As chemical engineers consider the economic impact of current and future plant processes, they should evaluate the concept of Techno-Ecological Synergy (TES) for mitigating undesirable outputs from the plant.
Natural ecosystems provide humankind with a myriad of economically beneficial services including:
- Provisioning: Minerals, fresh water, biochemicals, biomass, wood fuel and fiber.
- Regulating: Air and water cleansing, climate and flood regulation.
- Cultural: Educational, symbolic, recreational, and spiritual.
- Supporting: Nutrient cycling, primary production and soil formation.

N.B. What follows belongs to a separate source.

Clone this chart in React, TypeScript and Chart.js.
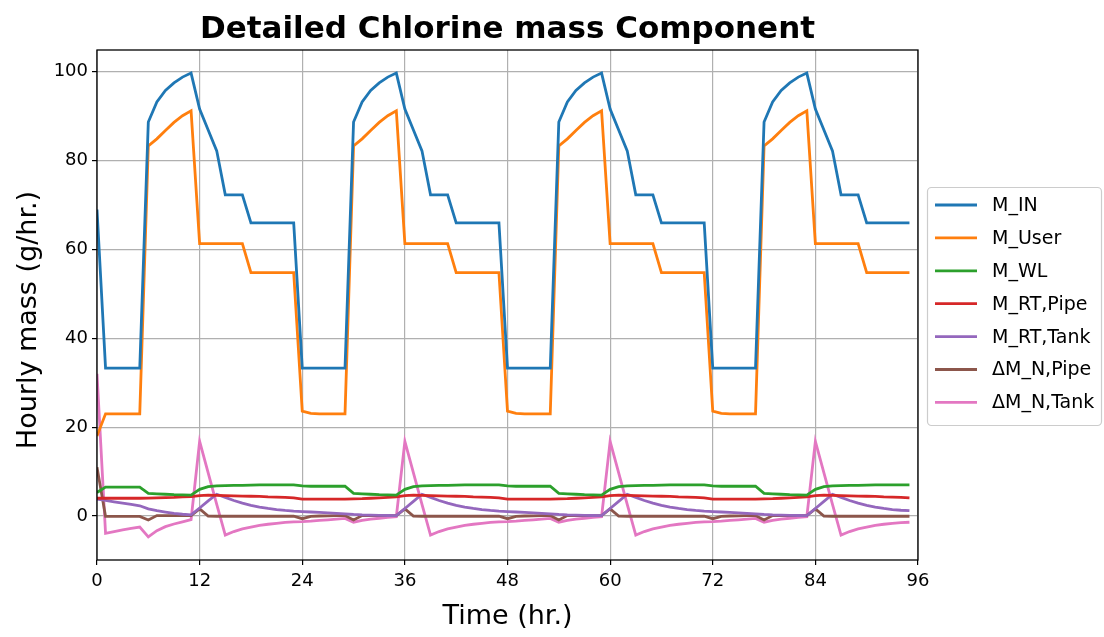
import React, { useEffect, useRef } from "react";
import { Chart, registerables } from "chart.js";

Chart.register(...registerables);

const hours = [
  0, 1, 2, 3, 4, 5, 6, 7, 8, 9, 10, 11, 12, 13, 14, 15, 16, 17, 18, 19, 20, 21, 22, 23,
  24, 25, 26, 27, 28, 29, 30, 31, 32, 33, 34, 35, 36, 37, 38, 39, 40, 41, 42, 43, 44, 45, 46, 47,
  48, 49, 50, 51, 52, 53, 54, 55, 56, 57, 58, 59, 60, 61, 62, 63, 64, 65, 66, 67, 68, 69, 70, 71,
  72, 73, 74, 75, 76, 77, 78, 79, 80, 81, 82, 83, 84, 85, 86, 87, 88, 89, 90, 91, 92, 93, 94, 95,
];

const mIn = [
  69, 33.3, 33.3, 33.3, 33.3, 33.3, 88.7, 93.2, 95.8, 97.5, 98.8, 99.7, 91.6, 86.9, 82.2, 72.3, 72.3, 72.3, 66, 66, 66, 66, 66, 66,
  33.3, 33.3, 33.3, 33.3, 33.3, 33.3, 88.7, 93.2, 95.8, 97.5, 98.8, 99.7, 91.6, 86.9, 82.2, 72.3, 72.3, 72.3, 66, 66, 66, 66, 66, 66,
  33.3, 33.3, 33.3, 33.3, 33.3, 33.3, 88.7, 93.2, 95.8, 97.5, 98.8, 99.7, 91.6, 86.9, 82.2, 72.3, 72.3, 72.3, 66, 66, 66, 66, 66, 66,
  33.3, 33.3, 33.3, 33.3, 33.3, 33.3, 88.7, 93.2, 95.8, 97.5, 98.8, 99.7, 91.6, 86.9, 82.2, 72.3, 72.3, 72.3, 66, 66, 66, 66, 66, 66,
];

const mUser = [
  18, 23, 23, 23, 23, 23, 83.3, 84.9, 86.8, 88.6, 90.1, 91.2, 61.3, 61.3, 61.3, 61.3, 61.3, 61.3, 54.8, 54.8, 54.8, 54.8, 54.8, 54.8,
  23.6, 23.1, 23, 23, 23, 23, 83.3, 84.9, 86.8, 88.6, 90.1, 91.2, 61.3, 61.3, 61.3, 61.3, 61.3, 61.3, 54.8, 54.8, 54.8, 54.8, 54.8, 54.8,
  23.6, 23.1, 23, 23, 23, 23, 83.3, 84.9, 86.8, 88.6, 90.1, 91.2, 61.3, 61.3, 61.3, 61.3, 61.3, 61.3, 54.8, 54.8, 54.8, 54.8, 54.8, 54.8,
  23.6, 23.1, 23, 23, 23, 23, 83.3, 84.9, 86.8, 88.6, 90.1, 91.2, 61.3, 61.3, 61.3, 61.3, 61.3, 61.3, 54.8, 54.8, 54.8, 54.8, 54.8, 54.8,
];

const mWL = [
  5.3, 6.5, 6.5, 6.5, 6.5, 6.5, 5.1, 5.0, 4.9, 4.8, 4.75, 4.7, 6.0, 6.6, 6.8, 6.85, 6.9, 6.9, 6.95, 7.0, 7.0, 7.0, 7.0, 7.0,
  6.8, 6.7, 6.7, 6.7, 6.7, 6.7, 5.1, 5.0, 4.9, 4.8, 4.75, 4.7, 6.0, 6.6, 6.8, 6.85, 6.9, 6.9, 6.95, 7.0, 7.0, 7.0, 7.0, 7.0,
  6.8, 6.7, 6.7, 6.7, 6.7, 6.7, 5.1, 5.0, 4.9, 4.8, 4.75, 4.7, 6.0, 6.6, 6.8, 6.85, 6.9, 6.9, 6.95, 7.0, 7.0, 7.0, 7.0, 7.0,
  6.8, 6.7, 6.7, 6.7, 6.7, 6.7, 5.1, 5.0, 4.9, 4.8, 4.75, 4.7, 6.0, 6.6, 6.8, 6.85, 6.9, 6.9, 6.95, 7.0, 7.0, 7.0, 7.0, 7.0,
];

const mRTPipe = [
  4.0, 4.0, 4.0, 4.0, 4.0, 4.0, 4.05, 4.1, 4.15, 4.2, 4.3, 4.35, 4.6, 4.7, 4.65, 4.6, 4.55, 4.5, 4.45, 4.4, 4.3, 4.25, 4.2, 4.1,
  3.8, 3.8, 3.8, 3.8, 3.8, 3.8, 3.85, 3.9, 4.0, 4.1, 4.2, 4.3, 4.6, 4.7, 4.65, 4.6, 4.55, 4.5, 4.45, 4.4, 4.3, 4.25, 4.2, 4.1,
  3.8, 3.8, 3.8, 3.8, 3.8, 3.8, 3.85, 3.9, 4.0, 4.1, 4.2, 4.3, 4.6, 4.7, 4.65, 4.6, 4.55, 4.5, 4.45, 4.4, 4.3, 4.25, 4.2, 4.1,
  3.8, 3.8, 3.8, 3.8, 3.8, 3.8, 3.85, 3.9, 4.0, 4.1, 4.2, 4.3, 4.6, 4.7, 4.65, 4.6, 4.55, 4.5, 4.45, 4.4, 4.3, 4.25, 4.2, 4.1,
];

const mRTTank = [
  3.8, 3.5, 3.2, 2.9, 2.6, 2.3, 1.6, 1.2, 0.9, 0.6, 0.4, 0.25, 1.8, 3.4, 4.9, 4.2, 3.5, 2.9, 2.4, 2.0, 1.7, 1.45, 1.25, 1.1,
  1.0, 0.9, 0.8, 0.7, 0.6, 0.5, 0.35, 0.25, 0.2, 0.15, 0.12, 0.1, 1.7, 3.3, 4.9, 4.2, 3.5, 2.9, 2.4, 2.0, 1.7, 1.45, 1.25, 1.1,
  1.0, 0.9, 0.8, 0.7, 0.6, 0.5, 0.35, 0.25, 0.2, 0.15, 0.12, 0.1, 1.7, 3.3, 4.9, 4.2, 3.5, 2.9, 2.4, 2.0, 1.7, 1.45, 1.25, 1.1,
  1.0, 0.9, 0.8, 0.7, 0.6, 0.5, 0.35, 0.25, 0.2, 0.15, 0.12, 0.1, 1.7, 3.3, 4.9, 4.2, 3.5, 2.9, 2.4, 2.0, 1.7, 1.45, 1.3, 1.2,
];

const dNPipe = [
  11, -0.1, -0.1, -0.1, -0.1, -0.1, -0.9, 0.1, 0.1, 0.1, 0.1, 0.1, 1.6, 0.0, -0.05, -0.05, -0.05, -0.05, -0.05, -0.05, -0.05, -0.05, -0.05, -0.05,
  -0.6, -0.1, 0.0, 0.05, 0.1, 0.1, -0.9, 0.1, 0.1, 0.1, 0.1, 0.1, 1.6, 0.0, -0.05, -0.05, -0.05, -0.05, -0.05, -0.05, -0.05, -0.05, -0.05, -0.05,
  -0.6, -0.1, 0.0, 0.05, 0.1, 0.1, -0.9, 0.1, 0.1, 0.1, 0.1, 0.1, 1.6, 0.0, -0.05, -0.05, -0.05, -0.05, -0.05, -0.05, -0.05, -0.05, -0.05, -0.05,
  -0.6, -0.1, 0.0, 0.05, 0.1, 0.1, -0.9, 0.1, 0.1, 0.1, 0.1, 0.1, 1.6, 0.0, -0.05, -0.05, -0.05, -0.05, -0.05, -0.05, -0.05, -0.05, -0.05, -0.05,
];

const dNTank = [
  32, -3.9, -3.5, -3.1, -2.8, -2.5, -4.7, -3.3, -2.4, -1.8, -1.3, -0.8, 16.8, 9.7, 2.6, -4.3, -3.5, -2.9, -2.5, -2.1, -1.85, -1.65, -1.45, -1.3,
  -1.25, -1.15, -1.0, -0.85, -0.7, -0.55, -1.4, -1.0, -0.7, -0.5, -0.3, -0.15, 16.8, 9.7, 2.6, -4.3, -3.5, -2.9, -2.5, -2.1, -1.85, -1.65, -1.45, -1.3,
  -1.25, -1.15, -1.0, -0.85, -0.7, -0.55, -1.4, -1.0, -0.7, -0.5, -0.3, -0.15, 16.8, 9.7, 2.6, -4.3, -3.5, -2.9, -2.5, -2.1, -1.85, -1.65, -1.45, -1.3,
  -1.25, -1.15, -1.0, -0.85, -0.7, -0.55, -1.4, -1.0, -0.7, -0.5, -0.3, -0.15, 16.8, 9.7, 2.6, -4.3, -3.5, -2.9, -2.5, -2.1, -1.85, -1.65, -1.5, -1.4,
];

const seriesNames = ["M_IN", "M_User", "M_WL", "M_RT,Pipe", "M_RT,Tank", "ΔM_N,Pipe", "ΔM_N,Tank"];
const seriesValues = [mIn, mUser, mWL, mRTPipe, mRTTank, dNPipe, dNTank];
const seriesColors = ["#1f77b4", "#ff7f0e", "#2ca02c", "#d62728", "#9467bd", "#8c564b", "#e377c2"];

const xTicks = [0, 12, 24, 36, 48, 60, 72, 84, 96];
const yTicks = [0, 20, 40, 60, 80, 100];

const titleText = "Detailed Chlorine mass Component";
const xLabel = "Time (hr.)";
const yLabel = "Hourly mass (g/hr.)";

const FONT = '"DejaVu Sans", sans-serif';

const decorPlugin = {
  id: "decor",
  afterDraw(chart: any) {
    const ctx = chart.ctx as CanvasRenderingContext2D;
    const a = chart.chartArea;
    ctx.save();
    // frame
    ctx.strokeStyle = "#000";
    ctx.lineWidth = 1.3;
    ctx.strokeRect(a.left, a.top, a.right - a.left, a.bottom - a.top);
    // title
    ctx.fillStyle = "#000";
    ctx.textAlign = "center";
    ctx.textBaseline = "alphabetic";
    ctx.font = `bold 31px ${FONT}`;
    ctx.fillText(titleText, (a.left + a.right) / 2, 38);
    // x label
    ctx.font = `27px ${FONT}`;
    ctx.fillText(xLabel, (a.left + a.right) / 2, 624);
    // y label
    ctx.save();
    ctx.translate(36, (a.top + a.bottom) / 2 + 15);
    ctx.rotate(-Math.PI / 2);
    ctx.fillText(yLabel, 0, 0);
    ctx.restore();
    // legend
    const lx = 927.5, ly = 187.5, lw = 174, lh = 238;
    ctx.beginPath();
    ctx.roundRect(lx, ly, lw, lh, 4);
    ctx.fillStyle = "rgba(255,255,255,0.8)";
    ctx.fill();
    ctx.strokeStyle = "#cccccc";
    ctx.lineWidth = 1.2;
    ctx.stroke();
    ctx.font = `19px ${FONT}`;
    ctx.textAlign = "left";
    ctx.textBaseline = "middle";
    seriesNames.forEach((name, i) => {
      const y = 205 + i * 32.9;
      ctx.beginPath();
      ctx.moveTo(935, y);
      ctx.lineTo(977, y);
      ctx.strokeStyle = seriesColors[i];
      ctx.lineWidth = 2.8;
      ctx.stroke();
      ctx.fillStyle = "#000";
      ctx.fillText(name, 992, y + 1);
    });
    ctx.restore();
  },
};

export default function App() {
  const canvasRef = useRef<HTMLCanvasElement | null>(null);

  useEffect(() => {
    if (!canvasRef.current) return;
    const datasets = seriesNames.map((name, i) => ({
      label: name,
      data: hours.map((h, j) => ({ x: h, y: seriesValues[i][j] })),
      borderColor: seriesColors[i],
      backgroundColor: seriesColors[i],
      borderWidth: 2.8,
      pointRadius: 0,
      tension: 0,
      fill: false,
    }));
    const chart = new Chart(canvasRef.current, {
      type: "line",
      data: { datasets },
      options: {
        animation: false,
        responsive: false,
        devicePixelRatio: 1,
        layout: { padding: { top: 50, right: 186, left: 0, bottom: 0 } },
        plugins: {
          legend: { display: false },
          title: { display: false },
          tooltip: { enabled: false },
        },
        scales: {
          x: {
            type: "linear",
            min: 0,
            max: 96,
            afterBuildTicks: (s: any) => {
              s.ticks = xTicks.map((v) => ({ value: v }));
            },
            afterFit: (s: any) => {
              s.height = 77;
            },
            ticks: {
              autoSkip: false,
              maxRotation: 0,
              padding: 6,
              color: "#000",
              font: { family: FONT, size: 18 },
            },
            grid: {
              color: "#b0b0b0",
              lineWidth: 1.2,
              tickColor: "#000",
              tickLength: 5,
              tickWidth: 1.2,
            },
            border: { display: false },
          },
          y: {
            type: "linear",
            min: -9.9,
            max: 104.9,
            afterBuildTicks: (s: any) => {
              s.ticks = yTicks.map((v) => ({ value: v }));
            },
            afterFit: (s: any) => {
              s.width = 97;
            },
            ticks: {
              padding: 4,
              color: "#000",
              font: { family: FONT, size: 18 },
            },
            grid: {
              color: "#b0b0b0",
              lineWidth: 1.2,
              tickColor: "#000",
              tickLength: 5,
              tickWidth: 1.2,
            },
            border: { display: false },
          },
        },
      },
      plugins: [decorPlugin],
    });
    return () => chart.destroy();
  }, []);

  return (
    <div style={{ position: "fixed", left: 0, top: 0, width: 1104, height: 637, background: "#fff" }}>
      <canvas ref={canvasRef} width={1104} height={637} />
    </div>
  );
}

The challenge (i.e., opportunity) presented is to utilize natural ecosystem services in a proactive and designed way to mitigate and support the technological manufacturing and processing operations. This involves thinking "inside the fence" with respect to utilizing natural elements in the overall process flow diagram.
For example, utilization of a wetland on the plant property can greatly reduce the technical requirement of any wastewater and storm water treatment systems, while also providing biomass, CO2 uptake and flow control all within the ecosystem itself. In a similar manner, forested areas on the plant property can help in reducing CO2, NOx and SOx emissions, while providing oxygen, biomass, fuels, and raw materials for the production processes.
A case study
A bio-diesel facility in Cincinnati, OH, was modeled using ChemCAD to assess the positive impact that TES could have on the facility. Like most chemical manufacturing plants, the facility was essentially buildings, tanks, and equipment on an otherwise barren plot of land. In assessing the inputs and outputs of the plant, and the available land and climate, inclusion of a wetland and forest ecosystems on the property were evaluated for their long term ability to "cover" the outputs from the plant including CO2, SOx, NOx, ozone, etc.
On the 23 acre site, 6.54 acres were planted (downwind as much a possible) with silver fir, a local tree species that would provide for the air contaminant process capacity and also would provide biomass and/or fuel to mitigate CO2 emissions. 5.1 acres of the site were designated for overflow wetlands areas, between the plant and the Ohio River. The wetlands provided for additional air contaminants processing capacity along with its primary function for water treatment.
Since forests aren't planted at a mature state, the ability of the ecosystems to "process" the outputs started low and increased over time. In the process simulations at the 20-year mark, the TES approach accounted for at/over 100% ability to deal with the SOx, NOx, ozone and particulate matter effluents from the plant, without any traditional unit operations equipment needed!
Although the TES appraoch is a win-win situation, and the flexibility and sustainability factors are very appealing, there are many challenges to its implementation. Remember that ecosystems are by definition self-designing (vs. imposed), they are under distributed control (vs. centralized) and potentially unpredictable. The task is to harness and utilize these "forces of nature" for the benefit of all.